Image Recognition

Author: Alexandru Vrabii
Email: alexandru.vrabii@stud.acs.upb.ro
Master: AAC
Academic year: 2023-2024

Introduction

Context

The idea for this project came from the desire to develop my bachelor project in a different direction. I wanted to try to develop an image recognition system based on ESP32, which is not exactly meant for image processing and analysis.The implementation of this project would lead to reduced expenses for developing an image recognition system. The ESP32-CAM board is much cheaper than a dedicated image processing board, such as the NVIDIA Jetson Nano.

Objectives

Therefore, the ideal scenario would be to collect images using the ESP32-CAM, to train a machine learning model that would learn to recognize three types of objects. The ESP32-CAM recognizes the object and sends the information to a Firebase database. Using an ESP8266, I retrieve the information from Firebase and depending on the recognized object, I control an SG90 servo motor to simulate sorting the recognized objects.

During the development of the project, I encountered several difficulties, I understand why ESP32-CAM is not the most optimal solution for an Image Recognition project. However, I manage to solve some of them and I can show a MVP of the initial idea.

Demo

Presentation slides

Architecture

Hardware

Components

AI Thinker ESP32-CAM - based on the ESP-32S module that integrates WIFI and Bluetooth
ESP8266 - low-cost Wi-Fi microchip, with built-in TCP/IP networking software, and microcontroller capability
SG90 - Tiny and lightweight with high output power.

Circuit Diagram

Software

Software arhitecture

Software Arhitecture have three parts:

Data acquisition and ML model training
Image Recognition and Firebase Population
Data acquisition from Firebase and decision making

Used methods Image Capturing

For video stream, I used the Eloquent library for ESP32CAM. The code used for streaming the image is part of the examples provided by the Eloquent team, example sketch that used is called 4_Video_Feed. In it, I made minor modifications so that I could connect to my personal Wi-Fi network. This code is loaded directly onto the ESP32CAM board.

For the process of acquisition, storage, processing, and training of the ML model, I used Python library everywhereml. To store pictures of the object we want to recognize, I first connected to the IP address of the ESP32CAM streaming the image. Then, I start the image collection process. I collected about 4000 pictures for 3 different classes. The classes defined by me are: 'background', which is the image of the empty background (without recognizable objects), 'alenka', which is a type of candy, and 'menthol', which is another type of candy.

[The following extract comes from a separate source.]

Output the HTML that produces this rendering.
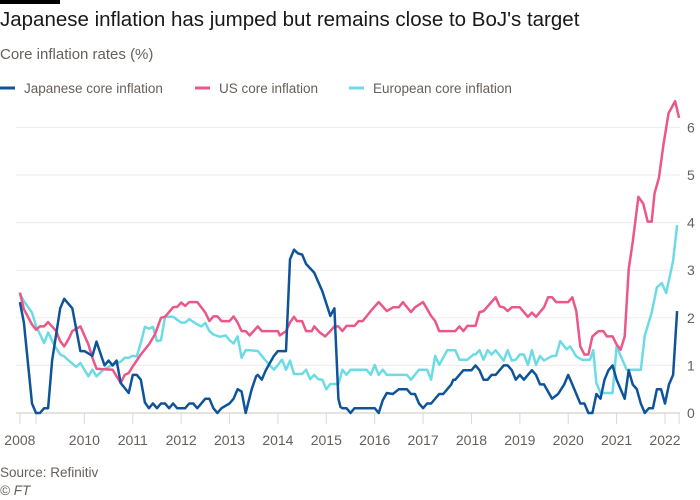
<!DOCTYPE html>
<html><head><meta charset="utf-8"><style>
body{margin:0;background:#fff;font-family:"Liberation Sans",sans-serif;}
#wrap{position:relative;width:700px;height:500px;overflow:hidden;}
.t{position:absolute;white-space:nowrap;}
</style></head><body>
<div id="wrap">
<div class="t" style="left:0;top:0;width:60px;height:4px;background:#000"></div>
<div class="t" style="left:0;top:8px;font-size:20.5px;color:#1a1817">Japanese inflation has jumped but remains close to BoJ's target</div>
<div class="t" style="left:0;top:46px;font-size:15px;color:#66605c">Core inflation rates (%)</div>
<div class="t" style="left:0;top:465px;font-size:13.5px;color:#66605c">Source: Refinitiv</div>
<div class="t" style="left:0;top:483px;font-size:13.5px;color:#66605c;font-style:italic">© FT</div>
<svg id="chart" width="700" height="500" style="position:absolute;left:0;top:0"></svg>
</div>
<script>
const jpMonths=[8,9,11,12,13,14,15,16,18,19,21,23,24,26,27,29,30,31,32,33,35,36,37,38,39,40,41,42,43,44,45,46,47,49,50,51,52,54,55,56,57,58,60,61,62,63,64,65.5,66.6,67,68,69,71,72,74,75,76,77,78,79,81,83,85,86,87,87.5,88,89,90,91,96,97,98,99,100.5,102,104,105,106,107,108,109,110,112,113,115,115.5,116,118,120,121,122,123,124,125,126,128,129,130,131,132,133,135,136,137,138,140,141.5,143,144,145,147,148,149,150,151,152,153,154,155,156,158,159,160,161,162,163,164,165,166,167,168,169,170,171];
const jpValues=[2.33,1.9,0.2,0,0,0.1,0.1,1.1,2.2,2.4,2.2,1.3,1.3,1.2,1.5,1.0,1.1,1.0,1.1,0.63,0.42,0.8,0.8,0.7,0.22,0.1,0.2,0.1,0.2,0.2,0.1,0.2,0.1,0.1,0.2,0.2,0.1,0.3,0.3,0.1,0,0.1,0.2,0.3,0.5,0.45,0,0.5,0.77,0.8,0.7,0.9,1.2,1.3,1.3,3.23,3.43,3.35,3.33,3.13,2.95,2.56,2.04,2.2,0.3,0.13,0.1,0.1,0,0.1,0.1,0,0.27,0.42,0.4,0.5,0.5,0.4,0.4,0.2,0.1,0.2,0.2,0.4,0.4,0.6,0.7,0.7,0.9,0.9,1.0,0.9,0.7,0.7,0.8,0.8,1.0,1.0,0.9,0.7,0.8,0.7,0.9,0.8,0.6,0.6,0.3,0.4,0.6,0.8,0.6,0.2,0.2,0,0,0.4,0.3,0.7,0.9,1.0,0.7,0.3,0.9,0.6,0.5,0.2,0,0.1,0.1,0.5,0.5,0.2,0.6,0.8,2.14];
const usMonths=[8,9,11,12,13,14,15,17,18,19,20,21,23,25,26,27,31,32,33,34,35,36,38,40,41.5,43,44,46,47,48,49,50,52,53,54,55,56,57,58,60,61,62,63,64,65,67,68,72,72.5,74,75,76,76.7,78,79,80.4,81,82.4,83.7,85,86,87,88,89,91,92,93,95,97,99,100.6,102,103,105,106,108,110,111,112,116,117,118,119,121,122,123,124,126,127,128,129,130,132,134,135,136,138,139,140,141,144,145,146,147,148,149,150,151.5,152.7,153.6,155,156,157,158,159,160,161.4,162.6,163.7,164.7,165.4,166.5,167.6,168.9,170.5,171.5];
const usValues=[2.53,2.18,1.86,1.75,1.82,1.82,1.91,1.72,1.51,1.4,1.54,1.72,1.82,1.44,1.16,0.93,0.91,0.77,0.63,0.8,0.84,0.98,1.23,1.44,1.65,2.0,2.02,2.22,2.23,2.32,2.25,2.33,2.33,2.22,2.11,1.93,2.03,2.03,1.93,1.93,2.03,1.9,1.72,1.72,1.63,1.82,1.72,1.72,1.63,1.72,1.9,2.02,1.93,1.93,1.72,1.72,1.82,1.69,1.61,1.72,1.82,1.82,1.72,1.83,1.83,1.93,1.93,2.14,2.33,2.14,2.22,2.22,2.33,2.12,2.22,2.33,2.04,1.93,1.72,1.72,1.82,1.72,1.83,1.83,2.12,2.14,2.24,2.43,2.24,2.22,2.14,2.22,2.22,2.02,2.11,2.02,2.22,2.43,2.43,2.33,2.33,2.43,2.14,1.4,1.23,1.23,1.61,1.72,1.72,1.61,1.61,1.44,1.33,1.61,3.02,3.59,4.54,4.4,4.02,4.02,4.61,4.94,5.63,6.3,6.55,6.2];
const euMonths=[8,9,11,12,14,15,16.7,18,19,20.4,22,23,25,26,27,28.7,31,33,34,35,36,37,38,39,40,41,42,43,44,46,48,49,50,52,53,54,55,56,57.6,59,60,61,62,63,64,65,67,68,69.6,71,72,73,74,75,76,78,79,80,81,82,83,84,85,87,88,89,90,94,95,96,97,98,99,104,105,107,109,110,111,112,114,116,117,119,120.5,121,122,123,124,125,126,128,129,130,131,132,133,134,135,136,137,138,140,141,142,143.6,144.5,146,147.4,149.4,150.2,151,152,155,156,158.5,162,163,164.7,166,167.2,168.3,170,171];
const euValues=[2.5,2.35,2.11,1.83,1.47,1.69,1.4,1.23,1.19,1.08,0.97,1.05,0.77,0.91,0.77,0.91,1.01,1.08,1.16,1.16,1.2,1.19,1.47,1.81,1.77,1.81,1.51,1.53,2.02,2.02,1.9,1.9,1.97,1.86,1.82,1.89,1.72,1.65,1.6,1.63,1.53,1.46,1.61,1.16,1.32,1.32,1.3,1.2,1.04,0.91,1.01,1.12,0.91,1.1,0.82,0.82,0.91,0.71,0.8,0.71,0.7,0.5,0.61,0.61,0.91,0.8,0.91,0.91,0.8,1.01,0.8,0.91,0.8,0.8,0.7,0.91,0.91,0.7,1.2,1.01,1.32,1.32,1.12,1.12,1.23,1.23,1.32,1.12,1.32,1.23,1.32,1.1,1.32,1.1,1.12,1.23,1.23,1.01,1.32,1.01,1.2,1.1,1.2,1.2,1.51,1.34,1.4,1.19,1.12,1.12,1.32,0.63,0.42,0.42,1.4,0.91,0.91,1.63,2.11,2.64,2.73,2.52,3.2,3.95];
const yTicks=[0,1,2,3,4,5,6];
const xTickYears=[2008,2010,2011,2012,2013,2014,2015,2016,2017,2018,2019,2020,2021,2022];
const legendLabels=["Japanese core inflation","US core inflation","European core inflation"];

const NS="http://www.w3.org/2000/svg";
const svg=document.getElementById('chart');
const X=m=>36+(m-12)*4.032;
const Y=v=>413-v*47.6;
function mk(tag,attrs){const e=document.createElementNS(NS,tag);for(const k in attrs)e.setAttribute(k,attrs[k]);svg.appendChild(e);return e;}

yTicks.forEach(v=>{
  const g=mk('line',{x1:16,x2:680,y1:Y(v),y2:Y(v),stroke:v===0?'#ddd8d3':'#efebe7','stroke-width':v===0?1.5:1});
  
  
  const t=mk('text',{x:687,y:Y(v)+5,'font-size':14,fill:'#66605c','font-family':'Liberation Sans, sans-serif'});
  t.textContent=v;
  
  
});
xTickYears.forEach(yr=>{
  const m=yr===2008?8:(yr-2008)*12;
  const x=X(m);
  const l=mk('line',{x1:x,x2:x,y1:413,y2:424,stroke:'#ddd8d3','stroke-width':1});
  
  
  const t=mk('text',{x:x,y:445,'font-size':14,fill:'#66605c','text-anchor':'middle','font-family':'Liberation Sans, sans-serif'});
  t.textContent=yr;
  
  
});
[2009].forEach(yr=>{const x=X((yr-2008)*12);const l=mk('line',{x1:x,x2:x,y1:413,y2:424,stroke:'#ddd8d3'});
  
  });
{const l=mk('line',{x1:X(171.5),x2:X(171.5),y1:413,y2:424,stroke:'#ddd8d3'});
  
  }

const series=[[euMonths,euValues,'#6ddbe6','european-core-inflation-line'],[usMonths,usValues,'#ea5788','us-core-inflation-line'],[jpMonths,jpValues,'#0f5499','japanese-core-inflation-line']];
series.forEach(s=>{
  const d=s[0].map((m,i)=>(i?'L':'M')+X(m).toFixed(1)+','+Y(s[1][i]).toFixed(1)).join('');
  const p=mk('path',{d:d,fill:'none',stroke:s[2],'stroke-width':2.5,'stroke-linejoin':'round'});
  
  
});
const lx=[0,195,349],lc=['#0f5499','#ea5788','#6ddbe6'];
legendLabels.forEach((lab,i)=>{
  const l=mk('line',{x1:lx[i],x2:lx[i]+15,y1:88,y2:88,stroke:lc[i],'stroke-width':3});
  
  
  const t=mk('text',{x:lx[i]+24,y:93,'font-size':13.5,fill:'#66605c','font-family':'Liberation Sans, sans-serif'});
  t.textContent=lab;
  
  
});
</script>
</body></html>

After the images were collected and grouped in folders with specific names, we can proceed to image processing. To optimize the training time of the ML model, the images were converted into black and white gradient, and their resolution was reduced to 40×30 pixels.

The transformed images can be used in training the ML model, we will train a RandomForest Classifier.

Note: The process of transformation and training of the classifier is a process that takes quite a lot of time.

After training the classifier, we convert the trained model into C++ libraries that can be used in the Arduino IDE and then upload them to the ESP32CAM.

After converting the code of the trained classifier into libraries compatible with the Arduino IDE, we can proceed to program the ESP32CAM for the actual image recognition. I created a sketch that connects to the personal Wi-Fi network, a Firebase database.After ESP32CAM camera is also initialized, the image recognition process takes place in the loop() area. The name of the recognized object is passed to the Firebase database. From here, this information can be used by the user for different purposes.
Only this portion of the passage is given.